Did a psychological profile go too far? Via the Associated Press, 6 April:
His life a shambles after he was sent to prison for murder, then set free with new evidence, Timothy Masters paused to reflect on the calamitous series of events that brought him to ruin’s precipice. Almost 21 years passed before DNA evidence proved what he’d been saying all along: He is no killer. He was just a teenage boy with a hobby of drawing gruesome pictures. His sketches of shootings, stabbings, explosions, torture were used as evidence to convict him of killing an aspiring writer in 1987, a conviction that was ultimately overturned.
But the prosecution of Masters raises troubling questions, primarily because it pivoted on the controversial opinions of a board certified forensic psychologist who analyzed the sketches and concluded Masters was guilty. He was convicted without a single shred of direct physical evidence or witnesses.

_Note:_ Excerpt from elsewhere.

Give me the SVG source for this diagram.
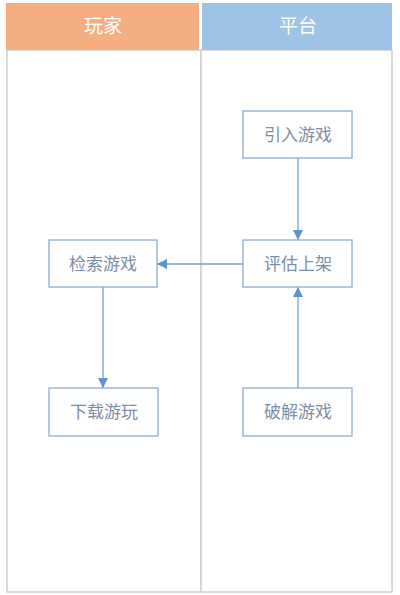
<svg xmlns="http://www.w3.org/2000/svg" width="400" height="595" viewBox="0 0 400 595">
<defs>
<style>
.lane{fill:#ffffff;stroke:#cfcfcf;stroke-width:1.5}
.hdr{font-family:"Noto Sans CJK SC","Noto Sans",sans-serif;font-size:19px;fill:#ffffff;text-anchor:middle}
.node rect{fill:#ffffff;stroke:#8eaad3;stroke-width:1.3}
.node text{font-family:"Noto Sans CJK SC","Noto Sans",sans-serif;font-size:17px;fill:#7d8da5;text-anchor:middle}
.conn{stroke:#6f9fd6;stroke-width:1.3;fill:none;marker-end:url(#arr)}
</style>
<marker id="arr" viewBox="0 0 10 10" refX="10" refY="5" markerWidth="10" markerHeight="10" markerUnits="userSpaceOnUse" orient="auto">
<path d="M0,0 L10,5 L0,10 z" fill="#5b93d3"/>
</marker>
</defs>
<rect width="400" height="595" fill="#ffffff"/>
<g id="lanes">
<rect class="lane" x="7" y="50" width="194" height="542"/>
<rect class="lane" x="201" y="50" width="191" height="542"/>
<rect x="6" y="3" width="193" height="47" fill="#f4ae82"/>
<rect x="202" y="3" width="190" height="47" fill="#9dc3e6"/>
<text class="hdr" x="103" y="33">玩家</text>
<text class="hdr" x="298" y="33">平台</text>
</g>
<g id="connectors">
<line class="conn" x1="298" y1="158" x2="298" y2="240"/>
<line class="conn" x1="243" y1="264" x2="157" y2="264"/>
<line class="conn" x1="103" y1="287" x2="103" y2="388"/>
<line class="conn" x1="298" y1="388" x2="298" y2="287"/>
</g>
<g id="n-yinru" class="node"><rect x="243" y="111" width="109" height="47"/><text x="298" y="141">引入游戏</text></g>
<g id="n-pinggu" class="node"><rect x="243" y="240" width="109" height="47"/><text x="298" y="270">评估上架</text></g>
<g id="n-jiansuo" class="node"><rect x="49" y="240" width="108" height="47"/><text x="103" y="270">检索游戏</text></g>
<g id="n-xiazai" class="node"><rect x="49" y="388" width="109" height="48"/><text x="104" y="418">下载游玩</text></g>
<g id="n-pojie" class="node"><rect x="243" y="388" width="109" height="48"/><text x="298" y="418">破解游戏</text></g>
</svg>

Karen Franklin has blogged extensively on this case, and her thoughtful and informative posts are well worth a read if you are interested in a case study of profiling-gone-very-wrong. There are links to other press coverage and Karen has uploaded the transcript of forensic psychologist J. Reid Meloy’s testimony in this case (access here – pdf). The easiest way to access these is to select the ‘profiling’ tag in her blog – the most recent six posts in this category are about the Masters case. Aspiring profilers: watch and learn.